Robert James "Bobby" Fischer
March 9, 1943 – January 17, 2008
was an American chess Grandmaster, and the eleventh World Chess Champion. He is widely considered one of the greatest chess players of all time. Later in life he renounced his US citizenship and became an Icelandic citizen.
Fischer's achievements are legendary. At 13, he won a brilliancy that became known as the Game of the Century. Starting at age 14, he played in eight United States Championships, winning each by at least a point. At 15½, he became both the youngest Grandmaster and the youngest Candidate for the World Championship up until that time.

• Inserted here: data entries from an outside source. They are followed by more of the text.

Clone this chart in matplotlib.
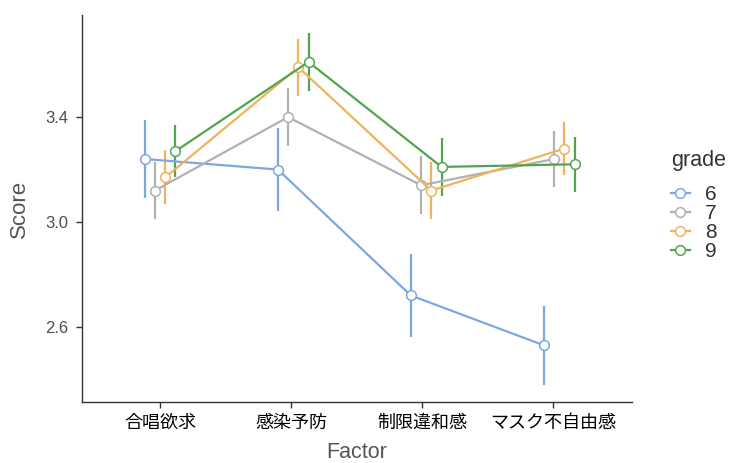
import numpy as np
import matplotlib
matplotlib.use("Agg")
import matplotlib.pyplot as plt
from matplotlib.lines import Line2D

plt.rcParams['font.family'] = ['Liberation Sans', 'Noto Sans CJK JP']

factors = ['合唱欲求', '感染予防', '制限違和感', 'マスク不自由感']
grades = ['6', '7', '8', '9']

# mean score per grade, one value per factor
score_g6 = [3.24, 3.20, 2.72, 2.53]
score_g7 = [3.12, 3.40, 3.14, 3.24]
score_g8 = [3.17, 3.59, 3.12, 3.28]
score_g9 = [3.27, 3.61, 3.21, 3.22]

# half-width of error bars
err_g6 = [0.15, 0.157, 0.158, 0.15]
err_g7 = [0.108, 0.11, 0.111, 0.105]
err_g8 = [0.103, 0.108, 0.109, 0.102]
err_g9 = [0.10, 0.111, 0.112, 0.105]

colors = ['#7ea7e2', '#b1b1b1', '#f1b25e', '#52a550']

scores = [score_g6, score_g7, score_g8, score_g9]
errs = [err_g6, err_g7, err_g8, err_g9]

fig = plt.figure(figsize=(7.32, 4.63), dpi=100)
ax = fig.add_axes([81.5 / 732, 1 - 402 / 463, (632 - 81.5) / 732, (402 - 15) / 463])

x = np.arange(1, len(factors) + 1)
step = 0.078
for i, (g, s, e, c) in enumerate(zip(grades, scores, errs, colors)):
    xs = x + (i - 1.5) * step + np.array([0.0, 0.015, 0.03, 0.045])
    ax.errorbar(xs, s, yerr=e, fmt='none', ecolor=c, elinewidth=1.6, capsize=0, zorder=2)
    ax.plot(xs, s, color=c, lw=1.6, marker='o', ms=7, mfc='white', mec=c, mew=1.1,
            zorder=3, label=g)

ax.set_xlim(0.4, 4.6)
ax.set_ylim(2.314, 3.789)
ax.set_xticks(x)
ax.set_xticklabels(factors, fontsize=13, color='black')
ax.set_yticks([2.6, 3.0, 3.4])
ax.set_yticklabels(['2.6', '3.0', '3.4'], fontsize=12, color='#4d4d4d')
ax.tick_params(axis='both', length=4.5, width=1, color='#333333')
ax.tick_params(axis='x', pad=5)
ax.tick_params(axis='y', pad=5)

for side in ['top', 'right']:
    ax.spines[side].set_visible(False)
for side in ['left', 'bottom']:
    ax.spines[side].set_color('#333333')
    ax.spines[side].set_linewidth(1.0)

ax.set_xlabel('Factor', fontsize=15.5, color='#555555', labelpad=7)
ax.set_ylabel('Score', fontsize=16, color='#555555', labelpad=11)

handles = [Line2D([0], [0], color=c, lw=1.6, marker='o', ms=7, mfc='white', mec=c, mew=1.1)
           for c in colors]
leg = fig.legend(handles, grades, title='grade', loc='upper left',
                 bbox_to_anchor=(671 / 732, 1 - 150 / 463), frameon=False,
                 fontsize=15, title_fontsize=15.5, handlelength=0.9, handletextpad=0.75,
                 labelspacing=0.0, alignment='left', borderpad=0, borderaxespad=0)
leg._legend_box.sep = 10
for t in leg.get_texts():
    t.set_color('#333333')
leg.get_title().set_color('#333333')

fig.savefig('out.png', dpi=100, facecolor='white')
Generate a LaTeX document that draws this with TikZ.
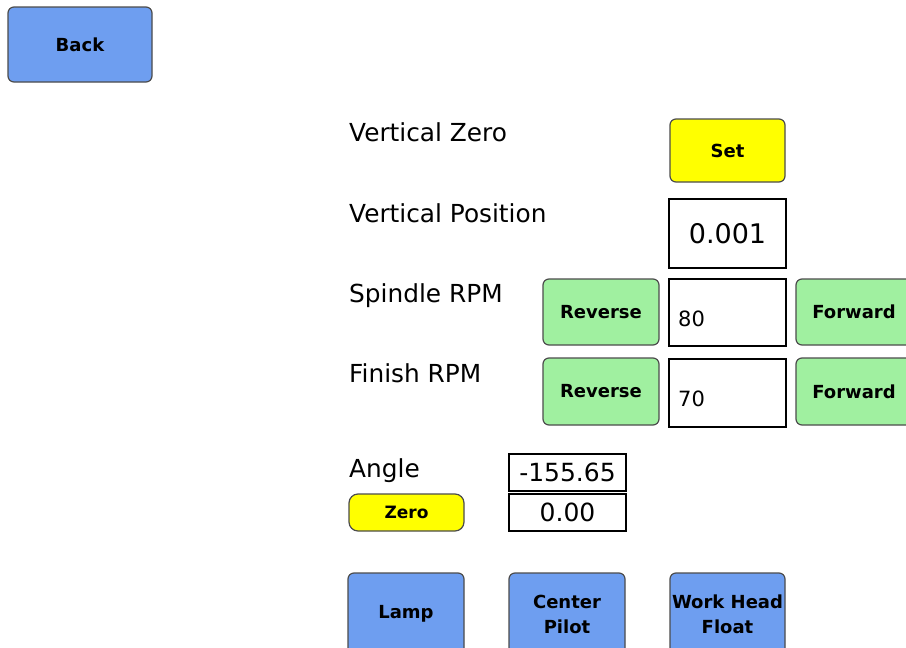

He won the 1963-64 US championship 11-0, the only perfect score in the history of the tournament. In the early 1970s he became the most dominant player in modern history—winning the 1970 Interzonal by a record 3½-point margin and winning 20 consecutive games, including two unprecedented 6-0 sweeps in the Candidates Matches. In 1972, he wrested the World Championship from Boris Spassky of the Soviet Union in a match held in Reykjavík, Iceland that was widely publicized as a Cold War battle.
In 1975, Fischer did not defend his title when he could not come to agreement with the international chess federation FIDE over the conditions for the match. He became more reclusive and played no more competitive chess until 1992, when he won a rematch against Spassky. The competition was held in Yugoslavia, which was then under a strict United Nations embargo. This led to a conflict with the US government, and he never returned to his native country.
In his later years, Fischer lived in Hungary, Germany, the Philippines, and Japan. During this time he made increasingly anti-American and anti-Semitic statements, despite his Jewish ancestry. When his U.S. passport was revoked, he was detained by Japanese authorities for nine months in 2004 and 2005 under threat of extradition. After Iceland granted him citizenship, the Japanese authorities released him to that country, where he lived until his death in 2008.